WHAT THE TASK REQUIRES:
Omit all pictures, then retype the data exactly as given.

DATA EXTRACT:
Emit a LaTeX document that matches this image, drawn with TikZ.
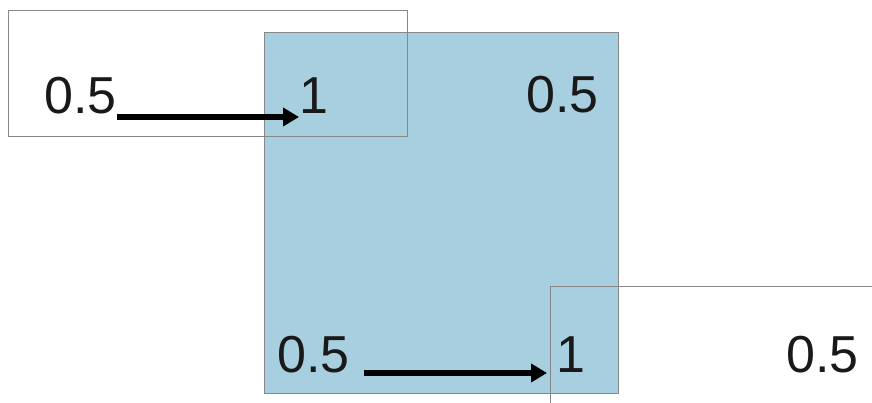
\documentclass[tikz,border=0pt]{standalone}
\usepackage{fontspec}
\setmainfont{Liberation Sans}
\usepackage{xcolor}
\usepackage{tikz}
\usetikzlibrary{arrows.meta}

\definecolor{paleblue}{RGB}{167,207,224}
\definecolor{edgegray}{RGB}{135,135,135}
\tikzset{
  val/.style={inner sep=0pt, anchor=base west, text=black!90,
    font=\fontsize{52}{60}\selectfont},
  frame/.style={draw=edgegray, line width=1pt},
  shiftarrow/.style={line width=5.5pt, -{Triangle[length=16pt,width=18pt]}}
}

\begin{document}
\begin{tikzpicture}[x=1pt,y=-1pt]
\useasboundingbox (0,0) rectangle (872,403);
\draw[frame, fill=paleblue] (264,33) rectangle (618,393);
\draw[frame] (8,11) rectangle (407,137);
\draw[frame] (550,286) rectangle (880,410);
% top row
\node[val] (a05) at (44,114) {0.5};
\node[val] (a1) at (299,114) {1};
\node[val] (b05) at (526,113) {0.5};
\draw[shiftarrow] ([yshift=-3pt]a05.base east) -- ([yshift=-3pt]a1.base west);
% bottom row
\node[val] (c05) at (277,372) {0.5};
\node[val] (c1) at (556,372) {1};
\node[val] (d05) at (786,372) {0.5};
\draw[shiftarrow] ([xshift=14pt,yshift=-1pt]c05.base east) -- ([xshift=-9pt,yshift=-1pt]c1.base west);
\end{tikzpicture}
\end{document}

THE SOLUTION:
Emit a LaTeX document that matches this image, drawn with TikZ.
\documentclass[tikz,border=0pt]{standalone}
\usepackage{fontspec}
\setmainfont{Liberation Sans}
\usepackage{xcolor}
\usepackage{tikz}
\usetikzlibrary{arrows.meta}

\definecolor{paleblue}{RGB}{167,207,224}
\definecolor{edgegray}{RGB}{135,135,135}
\tikzset{
  val/.style={inner sep=0pt, anchor=base west, text=black!90,
    font=\fontsize{52}{60}\selectfont},
  frame/.style={draw=edgegray, line width=1pt},
  shiftarrow/.style={line width=5.5pt, -{Triangle[length=16pt,width=18pt]}}
}

\begin{document}
\begin{tikzpicture}[x=1pt,y=-1pt]
\useasboundingbox (0,0) rectangle (872,403);
\draw[frame, fill=paleblue] (264,33) rectangle (618,393);
\draw[frame] (8,11) rectangle (407,137);
\draw[frame] (550,286) rectangle (880,410);
% top row
\node[val] (a05) at (44,114) {0.5};
\node[val] (a1) at (299,114) {1};
\node[val] (b05) at (526,113) {0.5};
\draw[shiftarrow] ([yshift=-3pt]a05.base east) -- ([yshift=-3pt]a1.base west);
% bottom row
\node[val] (c05) at (277,372) {0.5};
\node[val] (c1) at (556,372) {1};
\node[val] (d05) at (786,372) {0.5};
\draw[shiftarrow] ([xshift=14pt,yshift=-1pt]c05.base east) -- ([xshift=-9pt,yshift=-1pt]c1.base west);
\end{tikzpicture}
\end{document}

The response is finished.